Peter Armstrong Whittle (9 July 1789 – 7 January 1866) was an English antiquarian.

==Biography==
Whittle was born at Inglewhite in the parish of Goosnargh, Lancashire, on 9 July 1789, and was educated at the grammar schools of Goosnargh, Walton-le-Dale, and Preston. He began business as a bookseller and printer at Preston in 1810, and became an active contributor to various journals. He was intelligent but ill-educated, and his works, though not without value, abound in errors. He styled himself F.S.A., but was not a fellow of the Society of Antiquaries. In 1858, Lord Derby, as prime minister, gave him a pension of 50l. a year for ‘literary services.’ After giving up business in 1851, he lived at Bolton for some years, and then removed to Mount Vernon, Liverpool. Whittle, who was a Roman catholic, died on 7 January 1866. He married, in October 1827, Matilda Henrietta Armstrong, and had two sons: Robert Claudius, author of ‘The Wayfarer in Lancashire,’ and Henry Armstrong.

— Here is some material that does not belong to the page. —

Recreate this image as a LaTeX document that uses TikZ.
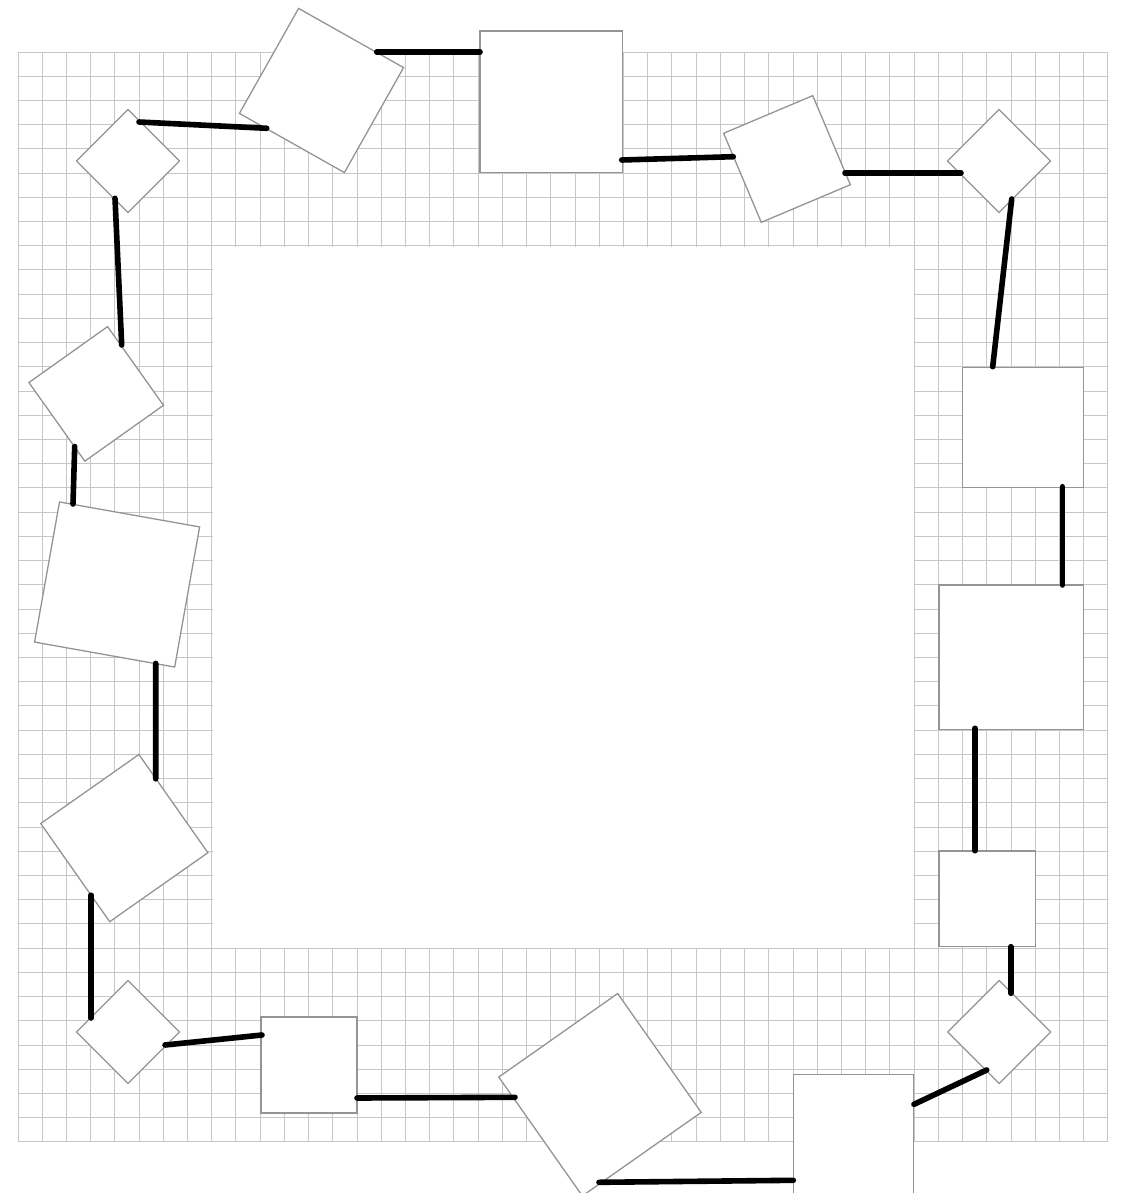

He was the author of the following local histories:
- ‘A Topographical Account, &c., of Preston,’ 1821; vol. ii. 1837, 12mo (the first volume was published under the pseudonym of ‘Marmaduke Tulket’).
- ‘Marina; or an Historical and Descriptive Account of Southport, Lytham, and Blackpool,’ Preston, 1831, 8vo (anon.).
- ‘Architectural Description of St. Ignatius's Church, Preston,’ 1833.
- ‘Description of St. Mary's Cistercian Church at Penwortham,’ 8vo.
- ‘Historical Notices of Hoghton Tower,’ 1845.
- ‘An Account of St. Marie's Chapel at Fernyhalgh,’ 1851, 8vo.
- ‘Blackburn as it is,’ 1852.
- ‘Bolton-le-Moors and the Townships in the Parish,’ Bolton, 1855, 8vo.